# Material provided:
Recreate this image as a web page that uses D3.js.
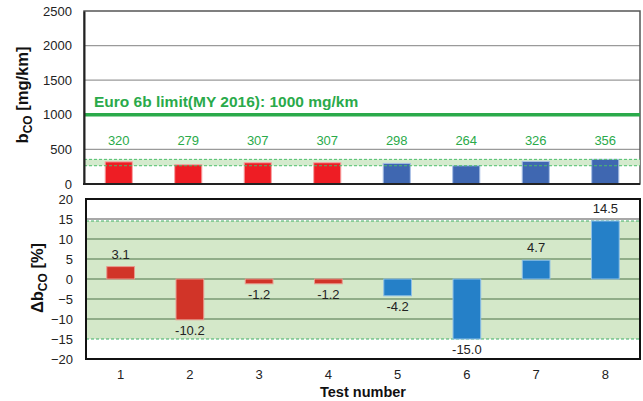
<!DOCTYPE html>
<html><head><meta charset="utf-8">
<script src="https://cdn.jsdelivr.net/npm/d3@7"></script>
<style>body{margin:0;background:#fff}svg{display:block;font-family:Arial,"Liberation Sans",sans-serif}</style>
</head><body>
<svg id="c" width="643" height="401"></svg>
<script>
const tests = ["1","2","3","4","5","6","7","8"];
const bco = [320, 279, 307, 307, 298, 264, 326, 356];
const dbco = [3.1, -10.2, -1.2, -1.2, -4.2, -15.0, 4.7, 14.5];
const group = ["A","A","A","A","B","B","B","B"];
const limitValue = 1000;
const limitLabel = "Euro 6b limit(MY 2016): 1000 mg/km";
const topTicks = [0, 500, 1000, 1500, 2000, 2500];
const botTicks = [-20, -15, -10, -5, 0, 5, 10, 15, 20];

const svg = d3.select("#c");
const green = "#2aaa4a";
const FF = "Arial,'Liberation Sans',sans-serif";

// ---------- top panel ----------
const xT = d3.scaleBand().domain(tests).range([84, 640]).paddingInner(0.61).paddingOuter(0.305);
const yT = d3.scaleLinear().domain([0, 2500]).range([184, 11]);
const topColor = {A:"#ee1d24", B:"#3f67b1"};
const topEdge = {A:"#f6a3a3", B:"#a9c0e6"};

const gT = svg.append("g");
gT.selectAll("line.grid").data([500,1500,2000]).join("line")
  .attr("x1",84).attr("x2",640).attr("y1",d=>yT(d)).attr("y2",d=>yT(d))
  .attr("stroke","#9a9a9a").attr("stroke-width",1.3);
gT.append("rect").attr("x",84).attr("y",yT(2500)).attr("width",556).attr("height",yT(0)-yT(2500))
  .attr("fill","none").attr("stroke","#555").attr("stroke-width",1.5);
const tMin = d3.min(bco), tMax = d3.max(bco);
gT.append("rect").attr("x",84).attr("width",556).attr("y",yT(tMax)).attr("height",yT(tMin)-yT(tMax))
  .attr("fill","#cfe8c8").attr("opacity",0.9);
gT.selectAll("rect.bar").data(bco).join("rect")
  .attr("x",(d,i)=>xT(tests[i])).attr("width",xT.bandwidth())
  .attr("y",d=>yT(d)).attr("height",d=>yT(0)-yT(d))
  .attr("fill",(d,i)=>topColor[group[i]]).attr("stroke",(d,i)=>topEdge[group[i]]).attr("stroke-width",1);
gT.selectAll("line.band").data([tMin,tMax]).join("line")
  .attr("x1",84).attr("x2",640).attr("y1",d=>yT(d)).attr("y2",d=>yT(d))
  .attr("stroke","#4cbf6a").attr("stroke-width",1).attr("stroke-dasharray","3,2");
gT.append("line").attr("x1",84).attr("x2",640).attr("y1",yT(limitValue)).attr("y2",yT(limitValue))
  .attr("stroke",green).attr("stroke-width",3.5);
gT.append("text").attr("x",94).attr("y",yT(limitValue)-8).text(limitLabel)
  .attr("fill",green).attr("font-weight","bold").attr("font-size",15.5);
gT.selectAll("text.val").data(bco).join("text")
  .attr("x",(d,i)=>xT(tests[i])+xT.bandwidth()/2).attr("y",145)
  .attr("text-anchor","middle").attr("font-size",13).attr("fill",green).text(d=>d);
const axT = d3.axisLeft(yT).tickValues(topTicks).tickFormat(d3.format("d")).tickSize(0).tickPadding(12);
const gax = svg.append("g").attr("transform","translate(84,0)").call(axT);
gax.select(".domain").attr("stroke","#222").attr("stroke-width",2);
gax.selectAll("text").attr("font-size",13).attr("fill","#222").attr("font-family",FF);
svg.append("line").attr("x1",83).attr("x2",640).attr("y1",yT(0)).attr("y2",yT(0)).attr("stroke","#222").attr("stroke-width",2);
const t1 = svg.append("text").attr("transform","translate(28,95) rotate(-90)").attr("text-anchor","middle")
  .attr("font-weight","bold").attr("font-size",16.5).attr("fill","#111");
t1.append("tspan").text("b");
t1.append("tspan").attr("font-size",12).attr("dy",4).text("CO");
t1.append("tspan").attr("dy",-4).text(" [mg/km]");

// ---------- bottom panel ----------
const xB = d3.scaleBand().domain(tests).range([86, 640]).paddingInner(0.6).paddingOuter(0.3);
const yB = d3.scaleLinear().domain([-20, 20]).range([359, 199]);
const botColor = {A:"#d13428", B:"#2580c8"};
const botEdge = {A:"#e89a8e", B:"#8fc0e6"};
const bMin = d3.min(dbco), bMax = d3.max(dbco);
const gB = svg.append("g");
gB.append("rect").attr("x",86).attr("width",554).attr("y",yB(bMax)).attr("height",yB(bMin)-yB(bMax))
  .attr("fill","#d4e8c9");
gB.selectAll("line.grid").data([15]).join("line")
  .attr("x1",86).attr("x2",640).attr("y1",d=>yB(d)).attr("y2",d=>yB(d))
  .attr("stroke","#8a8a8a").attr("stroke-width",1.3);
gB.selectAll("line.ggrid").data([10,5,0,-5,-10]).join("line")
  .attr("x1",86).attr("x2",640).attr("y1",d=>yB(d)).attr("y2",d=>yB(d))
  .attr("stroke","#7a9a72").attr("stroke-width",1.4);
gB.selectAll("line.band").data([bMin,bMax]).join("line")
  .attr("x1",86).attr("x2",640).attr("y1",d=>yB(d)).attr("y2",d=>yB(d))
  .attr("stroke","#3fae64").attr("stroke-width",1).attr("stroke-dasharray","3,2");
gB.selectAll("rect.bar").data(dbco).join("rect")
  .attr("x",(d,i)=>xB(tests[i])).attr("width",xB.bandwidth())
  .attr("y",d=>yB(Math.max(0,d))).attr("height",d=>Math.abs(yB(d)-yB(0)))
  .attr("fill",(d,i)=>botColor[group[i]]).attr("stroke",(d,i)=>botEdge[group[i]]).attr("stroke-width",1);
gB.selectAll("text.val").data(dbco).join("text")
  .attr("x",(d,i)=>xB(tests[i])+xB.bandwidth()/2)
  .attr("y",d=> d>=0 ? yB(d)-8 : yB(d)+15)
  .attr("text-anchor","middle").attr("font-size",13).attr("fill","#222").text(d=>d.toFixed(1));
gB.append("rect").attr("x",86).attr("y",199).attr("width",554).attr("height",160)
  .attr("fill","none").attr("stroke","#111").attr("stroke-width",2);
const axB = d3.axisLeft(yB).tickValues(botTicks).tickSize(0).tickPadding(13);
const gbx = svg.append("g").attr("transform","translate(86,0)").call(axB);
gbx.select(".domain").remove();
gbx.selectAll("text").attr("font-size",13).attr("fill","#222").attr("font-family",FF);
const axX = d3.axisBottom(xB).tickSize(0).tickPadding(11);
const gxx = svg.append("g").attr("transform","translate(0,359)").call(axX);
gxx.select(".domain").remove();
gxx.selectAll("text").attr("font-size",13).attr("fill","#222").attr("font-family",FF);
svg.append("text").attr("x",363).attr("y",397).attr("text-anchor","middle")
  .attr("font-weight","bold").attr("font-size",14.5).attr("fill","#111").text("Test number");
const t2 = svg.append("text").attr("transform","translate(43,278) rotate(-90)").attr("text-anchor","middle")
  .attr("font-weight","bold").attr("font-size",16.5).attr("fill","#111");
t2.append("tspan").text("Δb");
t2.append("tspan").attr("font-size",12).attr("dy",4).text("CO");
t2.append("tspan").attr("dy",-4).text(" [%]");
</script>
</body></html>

...

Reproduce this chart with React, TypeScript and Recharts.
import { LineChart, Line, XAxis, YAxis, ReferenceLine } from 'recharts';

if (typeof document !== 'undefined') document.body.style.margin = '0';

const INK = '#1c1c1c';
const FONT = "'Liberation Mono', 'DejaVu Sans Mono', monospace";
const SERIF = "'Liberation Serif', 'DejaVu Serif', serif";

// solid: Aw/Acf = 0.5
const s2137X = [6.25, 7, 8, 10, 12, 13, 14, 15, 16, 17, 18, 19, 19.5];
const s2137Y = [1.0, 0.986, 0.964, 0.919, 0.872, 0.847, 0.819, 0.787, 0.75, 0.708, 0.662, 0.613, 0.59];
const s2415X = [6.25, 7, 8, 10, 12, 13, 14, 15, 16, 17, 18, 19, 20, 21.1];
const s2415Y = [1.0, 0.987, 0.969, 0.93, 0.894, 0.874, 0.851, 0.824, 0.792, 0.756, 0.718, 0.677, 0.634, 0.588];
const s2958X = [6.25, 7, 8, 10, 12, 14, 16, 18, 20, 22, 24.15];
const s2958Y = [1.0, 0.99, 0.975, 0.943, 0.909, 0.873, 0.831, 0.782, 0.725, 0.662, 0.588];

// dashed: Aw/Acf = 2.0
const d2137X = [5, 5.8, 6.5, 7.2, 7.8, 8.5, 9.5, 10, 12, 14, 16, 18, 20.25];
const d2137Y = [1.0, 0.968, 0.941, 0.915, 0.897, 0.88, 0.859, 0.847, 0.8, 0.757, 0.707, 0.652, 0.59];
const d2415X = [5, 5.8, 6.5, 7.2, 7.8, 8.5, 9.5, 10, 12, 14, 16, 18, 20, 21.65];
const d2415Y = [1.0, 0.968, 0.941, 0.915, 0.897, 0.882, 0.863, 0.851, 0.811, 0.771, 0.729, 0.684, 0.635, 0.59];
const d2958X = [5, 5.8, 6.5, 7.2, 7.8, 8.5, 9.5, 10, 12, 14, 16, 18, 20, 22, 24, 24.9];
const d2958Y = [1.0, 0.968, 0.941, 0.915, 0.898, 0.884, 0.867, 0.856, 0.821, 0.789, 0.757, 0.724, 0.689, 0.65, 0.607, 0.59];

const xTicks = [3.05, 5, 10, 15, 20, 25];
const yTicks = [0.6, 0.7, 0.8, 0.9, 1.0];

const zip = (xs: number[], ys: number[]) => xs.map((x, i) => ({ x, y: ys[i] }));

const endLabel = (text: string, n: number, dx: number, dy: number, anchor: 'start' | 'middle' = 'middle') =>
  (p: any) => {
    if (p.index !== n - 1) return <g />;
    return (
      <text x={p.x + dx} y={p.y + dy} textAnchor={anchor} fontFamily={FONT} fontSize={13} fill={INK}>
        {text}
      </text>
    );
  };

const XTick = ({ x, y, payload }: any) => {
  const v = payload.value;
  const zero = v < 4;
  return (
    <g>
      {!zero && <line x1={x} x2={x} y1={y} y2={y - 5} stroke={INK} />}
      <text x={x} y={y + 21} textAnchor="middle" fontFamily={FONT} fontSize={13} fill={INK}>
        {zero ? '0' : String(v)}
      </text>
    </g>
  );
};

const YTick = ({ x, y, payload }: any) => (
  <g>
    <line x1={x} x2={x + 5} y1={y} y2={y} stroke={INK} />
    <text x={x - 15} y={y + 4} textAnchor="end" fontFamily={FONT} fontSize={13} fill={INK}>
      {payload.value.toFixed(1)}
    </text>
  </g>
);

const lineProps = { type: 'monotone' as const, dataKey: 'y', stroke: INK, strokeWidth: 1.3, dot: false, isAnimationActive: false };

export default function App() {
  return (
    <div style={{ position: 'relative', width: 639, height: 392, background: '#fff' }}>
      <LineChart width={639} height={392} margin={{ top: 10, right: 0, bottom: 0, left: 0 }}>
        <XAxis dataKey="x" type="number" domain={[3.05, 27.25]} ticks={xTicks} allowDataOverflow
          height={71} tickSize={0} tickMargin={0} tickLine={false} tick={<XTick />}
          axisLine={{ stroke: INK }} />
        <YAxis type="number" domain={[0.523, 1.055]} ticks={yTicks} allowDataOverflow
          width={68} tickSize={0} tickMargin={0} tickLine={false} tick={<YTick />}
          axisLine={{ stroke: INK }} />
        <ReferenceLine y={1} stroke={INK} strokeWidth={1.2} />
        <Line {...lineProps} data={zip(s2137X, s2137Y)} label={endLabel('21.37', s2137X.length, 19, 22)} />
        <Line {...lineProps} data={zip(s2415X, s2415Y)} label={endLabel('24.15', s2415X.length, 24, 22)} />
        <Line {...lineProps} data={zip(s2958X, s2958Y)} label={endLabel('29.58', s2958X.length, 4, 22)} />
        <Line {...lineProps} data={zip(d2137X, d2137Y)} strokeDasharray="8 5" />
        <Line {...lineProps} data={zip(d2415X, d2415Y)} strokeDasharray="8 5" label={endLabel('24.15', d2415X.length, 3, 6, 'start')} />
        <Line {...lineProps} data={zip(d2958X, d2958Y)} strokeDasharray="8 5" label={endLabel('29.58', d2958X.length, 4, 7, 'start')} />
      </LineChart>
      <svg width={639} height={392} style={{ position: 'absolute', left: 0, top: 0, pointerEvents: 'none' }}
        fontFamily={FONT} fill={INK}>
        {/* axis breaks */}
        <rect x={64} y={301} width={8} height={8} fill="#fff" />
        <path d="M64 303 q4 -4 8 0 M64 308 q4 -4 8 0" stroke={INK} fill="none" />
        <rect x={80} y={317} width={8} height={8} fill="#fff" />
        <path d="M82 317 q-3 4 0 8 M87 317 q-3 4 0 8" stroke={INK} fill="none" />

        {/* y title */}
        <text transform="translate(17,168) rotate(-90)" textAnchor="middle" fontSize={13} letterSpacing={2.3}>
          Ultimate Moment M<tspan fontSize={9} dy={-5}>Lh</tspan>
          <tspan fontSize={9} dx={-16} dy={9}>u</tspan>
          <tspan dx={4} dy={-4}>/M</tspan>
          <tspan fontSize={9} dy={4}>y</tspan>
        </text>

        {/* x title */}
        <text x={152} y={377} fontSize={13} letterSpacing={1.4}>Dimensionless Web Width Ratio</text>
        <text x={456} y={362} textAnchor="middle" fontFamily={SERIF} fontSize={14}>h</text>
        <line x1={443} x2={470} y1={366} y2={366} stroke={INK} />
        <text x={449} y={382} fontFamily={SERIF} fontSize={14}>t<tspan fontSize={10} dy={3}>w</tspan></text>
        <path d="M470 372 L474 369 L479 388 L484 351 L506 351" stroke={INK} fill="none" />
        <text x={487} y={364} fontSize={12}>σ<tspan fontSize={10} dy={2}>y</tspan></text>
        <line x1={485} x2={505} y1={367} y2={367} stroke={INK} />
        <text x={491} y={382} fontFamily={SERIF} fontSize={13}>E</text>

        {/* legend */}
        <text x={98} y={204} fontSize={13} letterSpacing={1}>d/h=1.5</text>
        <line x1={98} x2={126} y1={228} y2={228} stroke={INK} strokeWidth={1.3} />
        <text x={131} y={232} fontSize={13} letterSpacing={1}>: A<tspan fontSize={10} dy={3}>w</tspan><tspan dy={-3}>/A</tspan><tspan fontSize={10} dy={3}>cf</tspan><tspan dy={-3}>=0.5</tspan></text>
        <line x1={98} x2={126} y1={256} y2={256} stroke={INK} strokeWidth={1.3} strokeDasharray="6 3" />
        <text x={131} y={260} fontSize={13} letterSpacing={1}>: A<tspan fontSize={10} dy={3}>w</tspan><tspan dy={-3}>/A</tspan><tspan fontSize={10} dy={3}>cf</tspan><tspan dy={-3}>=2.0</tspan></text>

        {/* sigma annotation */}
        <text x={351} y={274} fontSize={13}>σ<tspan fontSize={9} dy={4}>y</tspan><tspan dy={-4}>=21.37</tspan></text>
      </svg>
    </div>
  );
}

# Prompt:
Take exactly the lines from the one containing "Reproduce this chart" through the one containing "if (typeof document" in the data above, and output them with nothing added.

# Reply:
Reproduce this chart with React, TypeScript and Recharts.
import { LineChart, Line, XAxis, YAxis, ReferenceLine } from 'recharts';

if (typeof document !== 'undefined') document.body.style.margin = '0';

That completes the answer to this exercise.